The title of this post used to be my junior high P.E. coach’s favorite expression. If we didn’t line up along the baseline for roll call: QUIT SQUIRRELIN’ AROUND! If we were loud in the locker room: QUIT SQUIRRELIN’ AROUND! If we interrupted him with a question while he was flirting with one of the cuter eighth graders: QUIT SQUIRRELIN’ AROUND! Although if you ask me, there’s nothing more squirrelly than a 40+ year old with a blond mustache flirting with a 14-year-old wearing L.A. Gears with two pairs of socks.
Yesterday at Target Field, a squirreling around is exactly what was going on, as an actual squirrel ran around the field and scared the bejeezus out of Minnesota third baseman Brendan Harris (and as someone who actually had a squirrel sprint out of a bush directly into my foot as I was running on a trail one time, I don’t blame him). The squirrel’s antics actually delayed the game in the middle of an A-Rod at-bat, and the first pitch after the squirrel left the field (fair territory, anyway) was strike three. Check out the video here.
— While he seems to be in a creative slump lately (perhaps he’s spreading himself a little too thin), I agree with something Gary Radnich said this morning. Everyone’s lining up to hoover Aubrey Huff for playing left field last night with little to no preparation, but what other choice did he have? It’s not like they asked him to do the impossible, like pitch or hit a home run in a key situation.
— The Giants simply scoring a run was the lead story last night, but the bullpen boasted the most striking contrast. Sergio Romo took advantage of the park he calls home in a rather shaky effort overall, while Brian Wilson looked as dominant as ever. (El Lefty Malo)
— Since the Giants might want to start a shortstop under the age of 94 sometime in the next couple seasons (or maybe not, but bear with me), here’s an excellent post about Brandon Crawford, who’s increased patience at the plate could raise his ceiling from becoming a defensive replacement in the Majors to a potential good MLB starter at short.

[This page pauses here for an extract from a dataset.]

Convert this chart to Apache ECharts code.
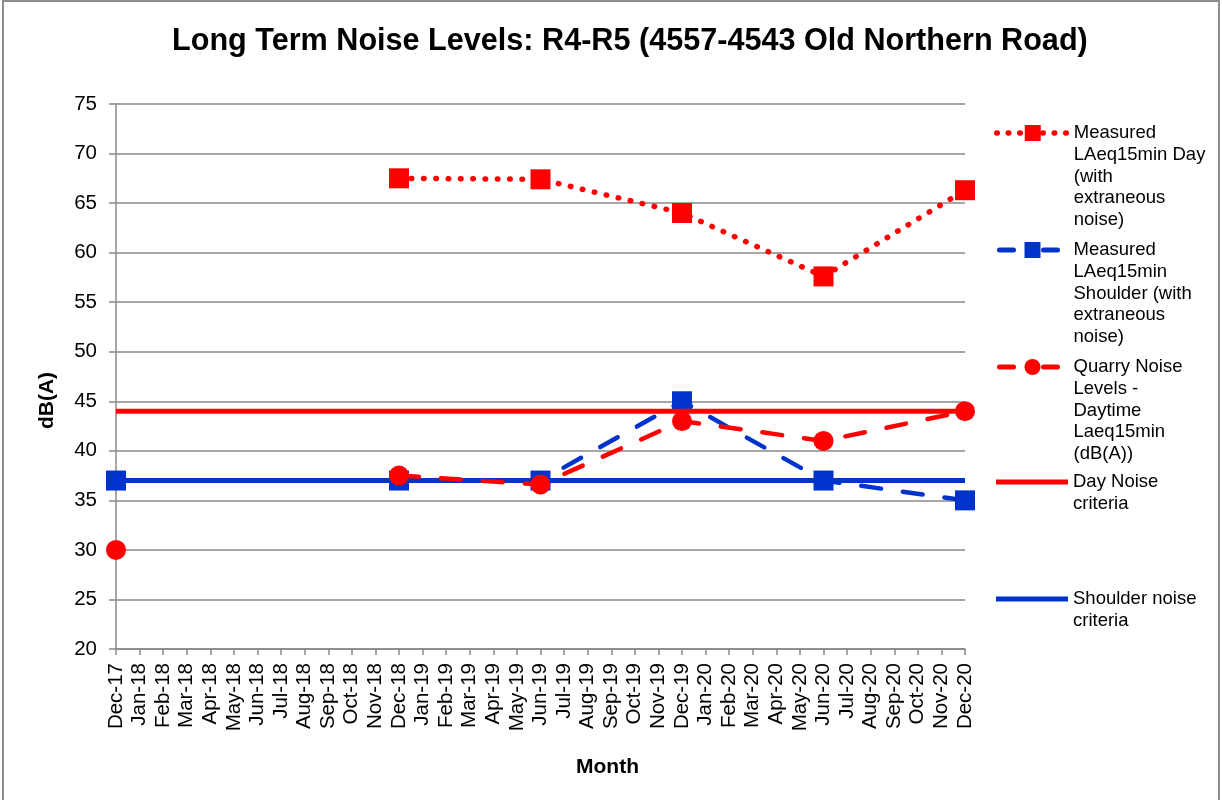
<!DOCTYPE html>
<html>
<head>
<meta charset="utf-8">
<script src="https://cdn.jsdelivr.net/npm/echarts@6/dist/echarts.min.js"></script>
<style>html,body{margin:0;padding:0;background:#fff}#chart{width:1222px;height:800px}</style>
</head>
<body>
<div id="chart"></div>
<script>
var months = ['Dec-17','Jan-18','Feb-18','Mar-18','Apr-18','May-18','Jun-18','Jul-18','Aug-18','Sep-18','Oct-18','Nov-18',
  'Dec-18','Jan-19','Feb-19','Mar-19','Apr-19','May-19','Jun-19','Jul-19','Aug-19','Sep-19','Oct-19','Nov-19',
  'Dec-19','Jan-20','Feb-20','Mar-20','Apr-20','May-20','Jun-20','Jul-20','Aug-20','Sep-20','Oct-20','Nov-20','Dec-20'];
var yTicks = [20,25,30,35,40,45,50,55,60,65,70,75];

// [month, dB(A)]
var dayMeasured = [['Dec-18',67.5],['Jun-19',67.4],['Dec-19',64.0],['Jun-20',57.6],['Dec-20',66.3]];
var shoulderMeasuredFirst = [['Dec-17',37.0]];
var shoulderMeasured = [['Dec-18',37.0],['Jun-19',37.0],['Dec-19',45.0],['Jun-20',37.0],['Dec-20',35.0]];
var quarryFirst = [['Dec-17',30.0]];
var quarry = [['Dec-18',37.5],['Jun-19',36.6],['Dec-19',43.0],['Jun-20',41.0],['Dec-20',44.0]];
var dayCriteria = [['Dec-17',44],['Dec-20',44]];
var shoulderCriteria = [['Dec-17',37],['Dec-20',37]];

var names = [
  'Measured\nLAeq15min Day\n(with\nextraneous\nnoise)',
  'Measured\nLAeq15min\nShoulder (with\nextraneous\nnoise)',
  'Quarry Noise\nLevels -\nDaytime\nLaeq15min\n(dB(A))',
  'Day Noise\ncriteria',
  'Shoulder noise\ncriteria'
];
var RED = '#FF0000', BLUE = '#0033CC';
var FONT = '"Liberation Sans", Arial, sans-serif';

var styles = [
  {color: RED, width: 5.5, type: [0.5, 11.8], cap: 'round'},
  {color: BLUE, width: 4.5, type: [20, 22], cap: 'round'},
  {color: RED, width: 4.5, type: [20, 22], cap: 'round'},
  {color: RED, width: 5, type: 'solid'},
  {color: BLUE, width: 5, type: 'solid'}
];
var legendStyles = [
  {color: RED, width: 5.5, type: [0.5, 11], cap: 'round'},
  {color: BLUE, width: 5, type: [14, 30], cap: 'round', dashOffset: -3},
  {color: RED, width: 5, type: [14, 30], cap: 'round', dashOffset: -3},
  {color: RED, width: 5, type: 'solid'},
  {color: BLUE, width: 5, type: 'solid'}
];

var chart = echarts.init(document.getElementById('chart'), null, {renderer:'canvas'});

var LH = 21.75;
var legendFirstLineY = [133, 250, 367, 482, 599];
function padName(n){ var k = n.split('\n').length; var pre=''; for (var i=0;i<k-1;i++) pre+='\n'; return pre + n; }
function legendFor(idx, icon){
  var n = names[idx];
  var k = n.split('\n').length;
  var item = {name: n};
  if (icon) item.icon = icon;
  return {
    data: [item],
    orient: 'vertical',
    left: icon ? 996 : 994,
    top: legendFirstLineY[idx] - (2*k-1)*LH/2,
    padding: 0,
    itemWidth: 72,
    itemHeight: 20,
    itemGap: 0,
    selectedMode: false,
    symbolKeepAspect: true,
    lineStyle: legendStyles[idx],
    formatter: function(name){ return padName(name); },
    textStyle: {fontFamily: FONT, fontSize: 18.5, color: '#000', lineHeight: LH}
  };
}
var barIcon = 'path://M0,0H72V5H0Z';

chart.setOption({
  animation: false,
  backgroundColor: '#fff',
  title: {
    text: 'Long Term Noise Levels: R4-R5 (4557-4543 Old Northern Road)',
    left: 167, top: 21,
    textStyle: {fontFamily: FONT, fontSize: 30.6, fontWeight: 'bold', color: '#000'}
  },
  graphic: [{
    type: 'rect', shape: {x: 3, y: 1, width: 1216, height: 810},
    style: {fill: 'none', stroke: '#8c8c8c', lineWidth: 2}, silent: true, z: -10
  }],
  legend: [
    legendFor(0), legendFor(1), legendFor(2), legendFor(3, barIcon), legendFor(4, barIcon)
  ],
  grid: {left: 116, right: 257, top: 104, bottom: 151, containLabel: false},
  xAxis: {
    type: 'category', data: months, boundaryGap: false,
    name: 'Month', nameLocation: 'middle', nameGap: 108,
    nameTextStyle: {fontFamily: FONT, fontSize: 21, fontWeight: 'bold', color: '#000', padding: [0,0,0,134]},
    axisLine: {lineStyle: {color: '#888', width: 1.5}},
    axisTick: {show: true, alignWithLabel: true, interval: 0, length: 6, lineStyle: {color: '#888', width: 1.5}},
    axisLabel: {interval: 0, rotate: 90, margin: 14, fontFamily: FONT, fontSize: 20.5, color: '#000'},
    splitLine: {show: false}
  },
  yAxis: {
    type: 'value', min: 20, max: 75, interval: 5,
    name: 'dB(A)', nameLocation: 'middle', nameGap: 58, nameRotate: 90,
    nameTextStyle: {fontFamily: FONT, fontSize: 21, fontWeight: 'bold', color: '#000', padding: [0,48,0,0]},
    axisLine: {show: true, lineStyle: {color: '#888', width: 1.5}},
    axisTick: {show: true, inside: false, length: 7, lineStyle: {color: '#888', width: 1.5}},
    axisLabel: {margin: 19, fontFamily: FONT, fontSize: 20.5, color: '#000',
      formatter: function(v){ return yTicks.indexOf(v) >= 0 ? String(v) : ''; }},
    splitLine: {show: true, lineStyle: {color: '#888', width: 1.5}}
  },
  series: [
    {name: names[0], type: 'line', data: dayMeasured, z: 3,
     symbol: 'rect', symbolSize: 20, itemStyle: {color: RED}, lineStyle: styles[0]},
    {name: names[1], type: 'line', data: shoulderMeasured, z: 3,
     symbol: 'rect', symbolSize: 20, itemStyle: {color: BLUE}, lineStyle: styles[1]},
    {name: names[1], type: 'line', data: shoulderMeasuredFirst, z: 3,
     symbol: 'rect', symbolSize: 20, itemStyle: {color: BLUE}, lineStyle: styles[1]},
    {name: names[2], type: 'line', data: quarry, z: 5,
     symbol: 'circle', symbolSize: 20, itemStyle: {color: RED}, lineStyle: styles[2]},
    {name: names[2], type: 'line', data: quarryFirst, z: 5,
     symbol: 'circle', symbolSize: 20, itemStyle: {color: RED}, lineStyle: styles[2]},
    {name: names[3], type: 'line', data: dayCriteria, z: 4,
     symbol: 'none', itemStyle: {color: RED}, lineStyle: styles[3]},
    {name: names[4], type: 'line', data: shoulderCriteria, z: 4,
     symbol: 'none', itemStyle: {color: BLUE}, lineStyle: styles[4]}
  ]
});
</script>
</body>
</html>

Hopefully that’ll happen soon, since Edgar Renteria’s hamstrings are made of frozen Charleston Chew bars. (Bay City Ball)
— Evidence that the “sports media” is a different world altogether than the one we experience as fans: the woe-is-us reaction to the NFL giving the Meadowlands the Super Bowl in 2014. I’m sorry, but I couldn’t care less that sponsors and media members have to experience cold weather instead of a week-long party in Miami, San Diego or New Orleans. Snow games are awesome on television, and that’s where I plan on watching every single Super Bowl for the rest of my life. So Jay Glazer and Terrell Owens to wear a jacket to the Maxim Party. Why should that matter to 99.99% of the country?
— Couldn’t have been easier to predict the Lakers would lose last night, at least after watching the first quarter. Kobe Bryant tried to get everyone involved, but Pau Gasol picked up two ticky-tack fouls, Derek Fisher played his worst game on the road of this postseason, Lamar Odom continued his poor stretch in Phoenix (does he miss Khloe?) and Channing Frye (and every other Sun) finally started hitting threes.
— While I’d be surprised if they didn’t at least win the two remaining games in L.A., it’s hard to imagine how this year’s Lakers team beats the Celtics in the Finals. It’s almost as if nothing has changed since 2008 — Bynum’s injured, the Lakers’ bench is thin and the only time they play with heightened intensity is when they’re rolling offensively. I foresee a lot of missed threes from Artest, Farmar, Odom and Shannon Brown against Boston (if they even get that far).
— I never thought Phil Jackson would leave the Lakers, but with all the interest (the Bulls, Nets and Cavs are already kicking the tires) and how listless the non-Kobe Lakers looked last night, it’s hard not to imagine Brian Shaw coaching the Lakers next season.